Le seul fait de placer en rétention administrative un étranger en situation irrégulière accompagné de son enfant mineur ne constitue pas, en soi, un traitement inhumain ou dégradant interdit par la CESDH. Telle est la solution de deux arrêts rendus par la Cour de cassation le 10 décembre 2009 (Cass. civ. 1, 10 décembre 2009, n° 08-14.141, Préfet de l'Ariège
N° Lexbase : A4182EPL et n° 08-21.101, Préfet d'Ille-et-Vilaine
N° Lexbase : A4183EPM). Dans les deux affaires, à la suite du placement en rétention administrative de personnes étrangères ayant fait l'objet d'une obligation de quitter le territoire français, les préfets ont demandé à des juges des libertés et de la détention de prolonger ces mesures de rétention, puis ont formé un recours contre les décisions qui les en ont déboutés.
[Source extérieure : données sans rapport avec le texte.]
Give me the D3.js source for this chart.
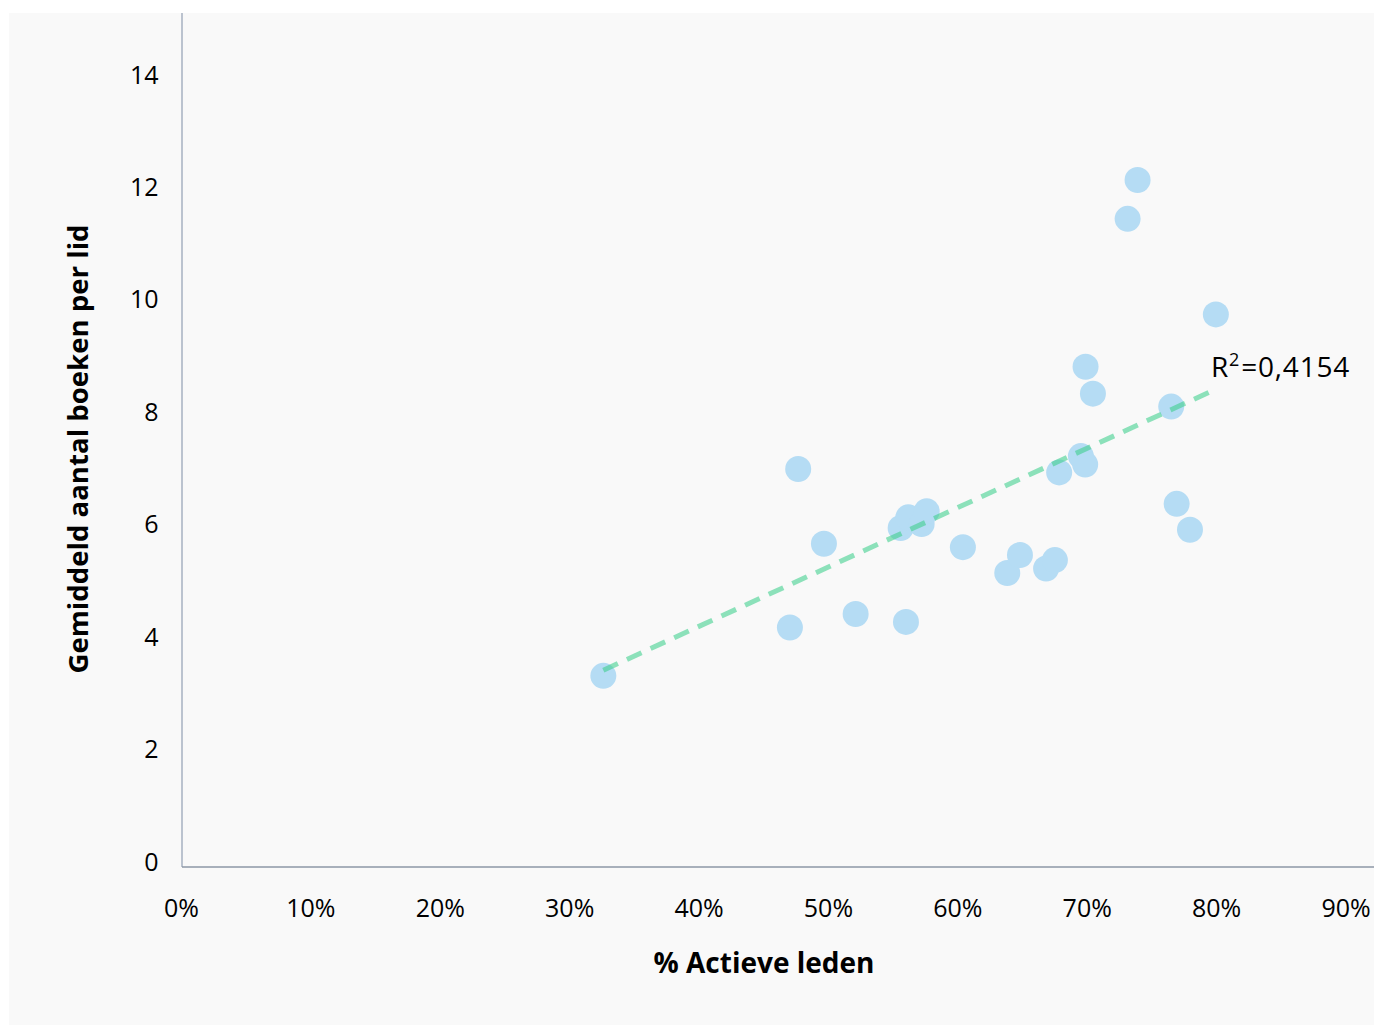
<!DOCTYPE html>
<html>
<head>
<meta charset="utf-8">
<script src="https://cdn.jsdelivr.net/npm/d3@7"></script>
<style>
  html, body { margin: 0; padding: 0; background: #ffffff; }
  svg { display: block; }
  text { font-family: "Open Sans", "Noto Sans", sans-serif; fill: #000; }
</style>
</head>
<body>
<svg id="chart" width="1374" height="1025"></svg>
<script>
// % actieve leden (x) and gemiddeld aantal boeken per lid (y)
const pctActive = [32.64, 47.06, 47.70, 49.69, 52.14, 56.03, 55.62, 56.21, 57.24, 57.63,
                   60.43, 63.86, 64.84, 66.86, 67.54, 67.87, 69.55, 69.88, 69.91, 70.48,
                   73.16, 73.93, 76.53, 76.95, 77.98, 79.98];
const booksPerMember = [3.40, 4.26, 7.08, 5.75, 4.50, 4.36, 6.03, 6.22, 6.10, 6.33,
                        5.69, 5.23, 5.55, 5.31, 5.46, 7.02, 7.31, 7.16, 8.90, 8.42,
                        11.53, 12.22, 8.19, 6.46, 6.00, 9.83];
// linear trend line end points
const trendX = [32.64, 79.98];
const trendY = [3.50, 8.50];
const rSquaredLabel = "0,4154";
const xTicks = [0, 10, 20, 30, 40, 50, 60, 70, 80, 90];
const yTicks = [0, 2, 4, 6, 8, 10, 12, 14];

const svg = d3.select("#chart");

// panel background
svg.append("rect").attr("x", 9).attr("y", 13).attr("width", 1365).attr("height", 1012)
  .attr("fill", "#f9f9f9");

const x = d3.scaleLinear().domain([0, 90]).range([181, 1345.5]);
const y = d3.scaleLinear().domain([0, 14]).range([867, 80]);

// axis lines
svg.append("line").attr("x1", 182).attr("x2", 182).attr("y1", 13).attr("y2", y(0))
  .attr("stroke", "#9aa6b8").attr("stroke-width", 1.3);
svg.append("line").attr("x1", 182).attr("x2", 1374).attr("y1", y(0)).attr("y2", y(0))
  .attr("stroke", "#8d97a6").attr("stroke-width", 1.3);

// y tick labels
const yAxis = d3.axisLeft(y).tickValues(yTicks).tickSize(0).tickPadding(0)
  .tickFormat(d => d3.format("d")(d));
const gy = svg.append("g").attr("transform", "translate(158.5,-5)").call(yAxis);
gy.select(".domain").remove();
gy.selectAll("text").style("font-size", "25px").style("font-family", "'Open Sans', sans-serif")
  .attr("fill", "#000");

// x tick labels
const xAxis = d3.axisBottom(x).tickValues(xTicks).tickSize(0).tickPadding(0)
  .tickFormat(d => d + "%");
const gx = svg.append("g").attr("transform", "translate(0,899)").call(xAxis);
gx.select(".domain").remove();
gx.selectAll("text").style("font-size", "25px").style("font-family", "'Open Sans', sans-serif")
  .attr("fill", "#000");

// points
const pts = pctActive.map((v, i) => ({ x: v, y: booksPerMember[i] }));
svg.append("g").selectAll("circle").data(pts).join("circle")
  .attr("cx", d => x(d.x)).attr("cy", d => y(d.y)).attr("r", 13)
  .attr("fill", "#b5dcf4");

// trend line
const line = d3.line().x(d => x(d[0])).y(d => y(d[1]));
svg.append("path").datum(trendX.map((v, i) => [v, trendY[i]]))
  .attr("d", line).attr("fill", "none")
  .attr("stroke", "#3ccf8c").attr("stroke-opacity", 0.58)
  .attr("stroke-width", 5).attr("stroke-dasharray", "16,10");

// R² label
const rl = svg.append("text").attr("x", 1211).attr("y", 376.5)
  .style("font-size", "28px").style("letter-spacing", "0.8px");
rl.append("tspan").text("R");
rl.append("tspan").attr("dy", -11).style("font-size", "18px").text("2");
rl.append("tspan").attr("dy", 11).attr("dx", 1).text("=" + rSquaredLabel);

// axis titles
svg.append("text").attr("x", 764).attr("y", 973).attr("text-anchor", "middle")
  .style("font-size", "28px").style("font-weight", "bold").text("% Actieve leden");
svg.append("text").attr("transform", "translate(88,449) rotate(-90)")
  .attr("text-anchor", "middle")
  .style("font-size", "27.6px").style("font-weight", "bold")
  .text("Gemiddeld aantal boeken per lid");
</script>
</body>
</html>
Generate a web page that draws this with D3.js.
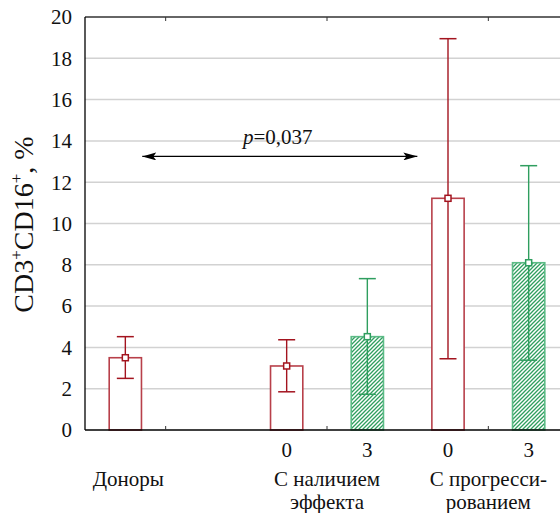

Pour confirmer les décisions de ces juges, les magistrats délégués des premiers présidents des cours d'appel ont retenu que les personnes retenues étant accompagnées d'enfants en bas âge, leur maintien dans un centre de rétention, même disposant d'un espace aménagé pour les familles, constituait un traitement inhumain au sens de l'article 3 de la Convention européenne de sauvegarde des droits de l'Homme et libertés fondamentales (
N° Lexbase : L4764AQI). Ils invoquaient, d'une part, des conditions de vie anormales imposées aux enfants après avoir été gardé à vue avec leurs parents, et, d'autre part, la grande souffrance morale et psychique infligée à ceux-ci par cet enfermement, souffrance manifestement disproportionnée avec le but poursuivi de les reconduire à la frontière. La Haute juridiction considère, à l'inverse, que ces magistrats se sont prononcés par des motifs impropres à caractériser, dans l'espèce dont ils étaient saisis, un traitement inhumain ou dégradant. L'obligation faite aux juges de veiller au respect par les autorités nationales des dispositions de la CESDH ne peut donc les conduire à refuser d'appliquer une loi pour des motifs abstraits d'ordre général. Ils ne peuvent, ainsi, écarter l'application d'une disposition légale qu'après avoir recherché la façon concrète dont elle est mise en oeuvre. Il revient donc aux juges des libertés et de la détention saisis d'une demande de prolongation de la rétention administrative de personnes étrangères en situation irrégulière accompagnées de leurs enfants mineurs de vérifier les conditions dans lesquelles ces dernières sont effectivement retenues, afin de s'assurer de façon concrète que cette rétention ne constitue pas un traitement inhumain ou dégradant prohibé à l'article 3 de la CESDH.